What you are asked to do
Keep every line where the word "this" appears; drop the rest.
— start of Given data —
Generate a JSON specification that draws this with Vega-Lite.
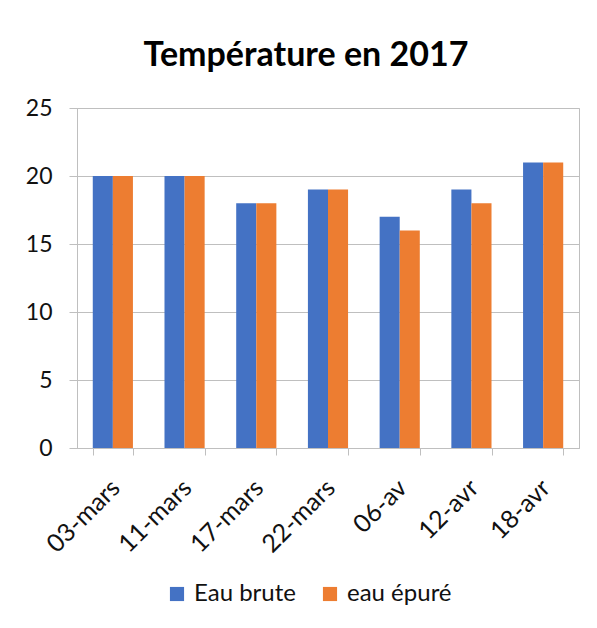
{
  "$schema": "https://vega.github.io/schema/vega-lite/v6.json",
  "autosize": {"type": "none"},
  "padding": {"left": 77, "top": 108, "right": 18, "bottom": 180},
  "width": 502,
  "height": 340,
  "background": "white",
  "title": {
    "text": "Température en 2017",
    "font": "Lato",
    "fontSize": 34,
    "fontWeight": "bold",
    "color": "#000000",
    "anchor": "middle",
    "frame": "group",
    "dx": -22,
    "offset": 24
  },
  "data": {
    "values": [
      {"date": "03-mars", "serie": "Eau brute", "temp": 20},
      {"date": "03-mars", "serie": "eau épuré", "temp": 20},
      {"date": "11-mars", "serie": "Eau brute", "temp": 20},
      {"date": "11-mars", "serie": "eau épuré", "temp": 20},
      {"date": "17-mars", "serie": "Eau brute", "temp": 18},
      {"date": "17-mars", "serie": "eau épuré", "temp": 18},
      {"date": "22-mars", "serie": "Eau brute", "temp": 19},
      {"date": "22-mars", "serie": "eau épuré", "temp": 19},
      {"date": "06-av", "serie": "Eau brute", "temp": 17},
      {"date": "06-av", "serie": "eau épuré", "temp": 16},
      {"date": "12-avr", "serie": "Eau brute", "temp": 19},
      {"date": "12-avr", "serie": "eau épuré", "temp": 18},
      {"date": "18-avr", "serie": "Eau brute", "temp": 21},
      {"date": "18-avr", "serie": "eau épuré", "temp": 21}
    ]
  },
  "mark": {"type": "bar"},
  "encoding": {
    "x": {
      "field": "date",
      "type": "nominal",
      "sort": null,
      "title": null,
      "scale": {"paddingInner": 0.44, "paddingOuter": 0.22},
      "axis": {
        "labelAngle": -45,
        "labelFont": "Lato",
        "labelFontSize": 25,
        "labelColor": "#111111",
        "labelPadding": 20,
        "labelOffset": -6,
        "tickBand": "extent",
        "tickSize": 7,
        "tickColor": "#bfbfbf",
        "domainColor": "#bfbfbf",
        "grid": false
      }
    },
    "xOffset": {"field": "serie", "type": "nominal"},
    "y": {
      "field": "temp",
      "type": "quantitative",
      "title": null,
      "scale": {"domain": [0, 25], "nice": false},
      "axis": {
        "values": [0, 5, 10, 15, 20, 25],
        "labelFont": "Lato",
        "labelFontSize": 23,
        "labelColor": "#111111",
        "labelPadding": 17,
        "tickSize": 8,
        "tickColor": "#bfbfbf",
        "domainColor": "#bfbfbf",
        "gridColor": "#bfbfbf",
        "gridWidth": 1
      }
    },
    "color": {
      "field": "serie",
      "type": "nominal",
      "title": null,
      "scale": {"domain": ["Eau brute", "eau épuré"], "range": ["#4472C4", "#ED7D31"]},
      "legend": {
        "orient": "none",
        "legendX": 88,
        "legendY": 474,
        "direction": "horizontal",
        "symbolType": "square",
        "symbolSize": 200,
        "symbolStrokeWidth": 0,
        "labelFont": "Lato",
        "labelFontSize": 24,
        "labelColor": "#111111",
        "labelOffset": 5,
        "columnPadding": 22
      }
    }
  },
  "config": {
    "view": {"stroke": "#bfbfbf", "strokeWidth": 1}
  }
}
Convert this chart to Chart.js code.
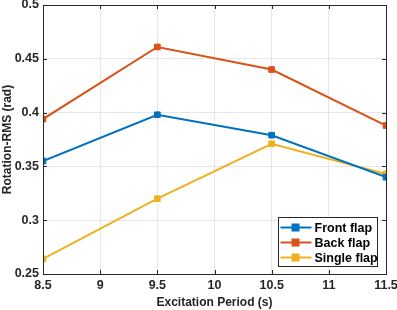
— end of Given data —
Task answer
Generate a JSON specification that draws this with Vega-Lite.
Convert this chart to Chart.js code.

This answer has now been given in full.